** Recorded information **
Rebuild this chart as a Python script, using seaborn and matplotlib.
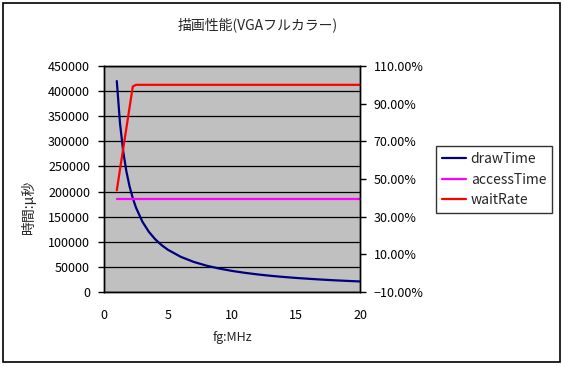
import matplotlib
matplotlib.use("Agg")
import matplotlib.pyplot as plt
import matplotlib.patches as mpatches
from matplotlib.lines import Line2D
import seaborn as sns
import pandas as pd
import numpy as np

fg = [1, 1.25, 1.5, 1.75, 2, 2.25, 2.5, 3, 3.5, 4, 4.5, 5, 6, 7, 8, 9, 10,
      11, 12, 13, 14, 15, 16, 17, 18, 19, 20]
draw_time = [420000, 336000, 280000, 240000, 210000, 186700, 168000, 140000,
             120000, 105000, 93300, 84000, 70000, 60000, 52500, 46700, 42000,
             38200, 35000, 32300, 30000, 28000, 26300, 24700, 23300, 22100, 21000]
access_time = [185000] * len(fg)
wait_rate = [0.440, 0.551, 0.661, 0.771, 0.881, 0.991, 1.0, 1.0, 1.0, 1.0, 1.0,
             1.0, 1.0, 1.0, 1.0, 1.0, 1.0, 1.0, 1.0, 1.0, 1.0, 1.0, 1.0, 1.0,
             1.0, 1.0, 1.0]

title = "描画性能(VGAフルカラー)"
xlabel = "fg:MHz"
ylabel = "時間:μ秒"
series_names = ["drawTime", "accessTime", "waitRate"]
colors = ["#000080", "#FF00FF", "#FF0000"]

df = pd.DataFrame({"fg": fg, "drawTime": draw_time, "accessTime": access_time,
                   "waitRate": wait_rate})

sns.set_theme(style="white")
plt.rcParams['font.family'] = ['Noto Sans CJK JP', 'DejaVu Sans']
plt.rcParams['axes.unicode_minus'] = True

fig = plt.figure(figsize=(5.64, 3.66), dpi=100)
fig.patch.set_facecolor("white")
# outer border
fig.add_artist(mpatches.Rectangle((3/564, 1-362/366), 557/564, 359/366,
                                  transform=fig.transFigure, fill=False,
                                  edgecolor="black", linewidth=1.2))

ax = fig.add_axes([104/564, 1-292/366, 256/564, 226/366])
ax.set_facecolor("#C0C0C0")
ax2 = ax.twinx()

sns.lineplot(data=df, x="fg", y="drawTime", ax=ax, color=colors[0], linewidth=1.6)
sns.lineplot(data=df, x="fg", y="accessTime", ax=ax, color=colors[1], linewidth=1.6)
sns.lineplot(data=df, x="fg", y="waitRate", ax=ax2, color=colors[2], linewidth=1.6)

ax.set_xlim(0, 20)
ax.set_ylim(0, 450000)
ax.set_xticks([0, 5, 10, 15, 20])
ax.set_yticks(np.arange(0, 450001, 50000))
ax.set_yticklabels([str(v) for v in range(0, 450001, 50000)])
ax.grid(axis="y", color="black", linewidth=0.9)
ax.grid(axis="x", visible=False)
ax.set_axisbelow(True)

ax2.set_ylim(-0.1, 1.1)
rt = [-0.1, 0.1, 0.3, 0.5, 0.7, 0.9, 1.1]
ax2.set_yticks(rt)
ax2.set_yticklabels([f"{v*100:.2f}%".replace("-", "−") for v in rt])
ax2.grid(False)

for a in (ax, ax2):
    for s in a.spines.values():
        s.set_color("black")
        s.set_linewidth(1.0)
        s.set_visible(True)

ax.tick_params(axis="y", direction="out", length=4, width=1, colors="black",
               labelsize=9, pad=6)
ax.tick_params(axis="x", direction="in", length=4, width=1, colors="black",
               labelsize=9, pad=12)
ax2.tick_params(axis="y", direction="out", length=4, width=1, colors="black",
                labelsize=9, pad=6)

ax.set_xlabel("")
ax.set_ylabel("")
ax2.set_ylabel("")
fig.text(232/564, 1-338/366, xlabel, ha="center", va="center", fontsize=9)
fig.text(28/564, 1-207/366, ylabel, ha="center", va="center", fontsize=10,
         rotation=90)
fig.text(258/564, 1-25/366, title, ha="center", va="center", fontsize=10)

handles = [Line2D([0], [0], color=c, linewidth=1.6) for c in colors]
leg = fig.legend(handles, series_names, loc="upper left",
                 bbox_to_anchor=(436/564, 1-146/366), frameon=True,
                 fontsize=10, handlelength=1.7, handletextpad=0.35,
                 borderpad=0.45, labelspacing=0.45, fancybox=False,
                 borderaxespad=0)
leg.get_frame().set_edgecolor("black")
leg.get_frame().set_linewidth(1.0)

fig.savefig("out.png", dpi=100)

** Task to complete **
Omit the pictures, then repeat exactly each line from the beginning of the listing through the line with "ax.set_axisbelow(True)".

** Exercise response **
Rebuild this chart as a Python script, using seaborn and matplotlib.
import matplotlib
matplotlib.use("Agg")
import matplotlib.pyplot as plt
import matplotlib.patches as mpatches
from matplotlib.lines import Line2D
import seaborn as sns
import pandas as pd
import numpy as np

fg = [1, 1.25, 1.5, 1.75, 2, 2.25, 2.5, 3, 3.5, 4, 4.5, 5, 6, 7, 8, 9, 10,
      11, 12, 13, 14, 15, 16, 17, 18, 19, 20]
draw_time = [420000, 336000, 280000, 240000, 210000, 186700, 168000, 140000,
             120000, 105000, 93300, 84000, 70000, 60000, 52500, 46700, 42000,
             38200, 35000, 32300, 30000, 28000, 26300, 24700, 23300, 22100, 21000]
access_time = [185000] * len(fg)
wait_rate = [0.440, 0.551, 0.661, 0.771, 0.881, 0.991, 1.0, 1.0, 1.0, 1.0, 1.0,
             1.0, 1.0, 1.0, 1.0, 1.0, 1.0, 1.0, 1.0, 1.0, 1.0, 1.0, 1.0, 1.0,
             1.0, 1.0, 1.0]

title = "描画性能(VGAフルカラー)"
xlabel = "fg:MHz"
ylabel = "時間:μ秒"
series_names = ["drawTime", "accessTime", "waitRate"]
colors = ["#000080", "#FF00FF", "#FF0000"]

df = pd.DataFrame({"fg": fg, "drawTime": draw_time, "accessTime": access_time,
                   "waitRate": wait_rate})

sns.set_theme(style="white")
plt.rcParams['font.family'] = ['Noto Sans CJK JP', 'DejaVu Sans']
plt.rcParams['axes.unicode_minus'] = True

fig = plt.figure(figsize=(5.64, 3.66), dpi=100)
fig.patch.set_facecolor("white")
# outer border
fig.add_artist(mpatches.Rectangle((3/564, 1-362/366), 557/564, 359/366,
                                  transform=fig.transFigure, fill=False,
                                  edgecolor="black", linewidth=1.2))

ax = fig.add_axes([104/564, 1-292/366, 256/564, 226/366])
ax.set_facecolor("#C0C0C0")
ax2 = ax.twinx()

sns.lineplot(data=df, x="fg", y="drawTime", ax=ax, color=colors[0], linewidth=1.6)
sns.lineplot(data=df, x="fg", y="accessTime", ax=ax, color=colors[1], linewidth=1.6)
sns.lineplot(data=df, x="fg", y="waitRate", ax=ax2, color=colors[2], linewidth=1.6)

ax.set_xlim(0, 20)
ax.set_ylim(0, 450000)
ax.set_xticks([0, 5, 10, 15, 20])
ax.set_yticks(np.arange(0, 450001, 50000))
ax.set_yticklabels([str(v) for v in range(0, 450001, 50000)])
ax.grid(axis="y", color="black", linewidth=0.9)
ax.grid(axis="x", visible=False)
ax.set_axisbelow(True)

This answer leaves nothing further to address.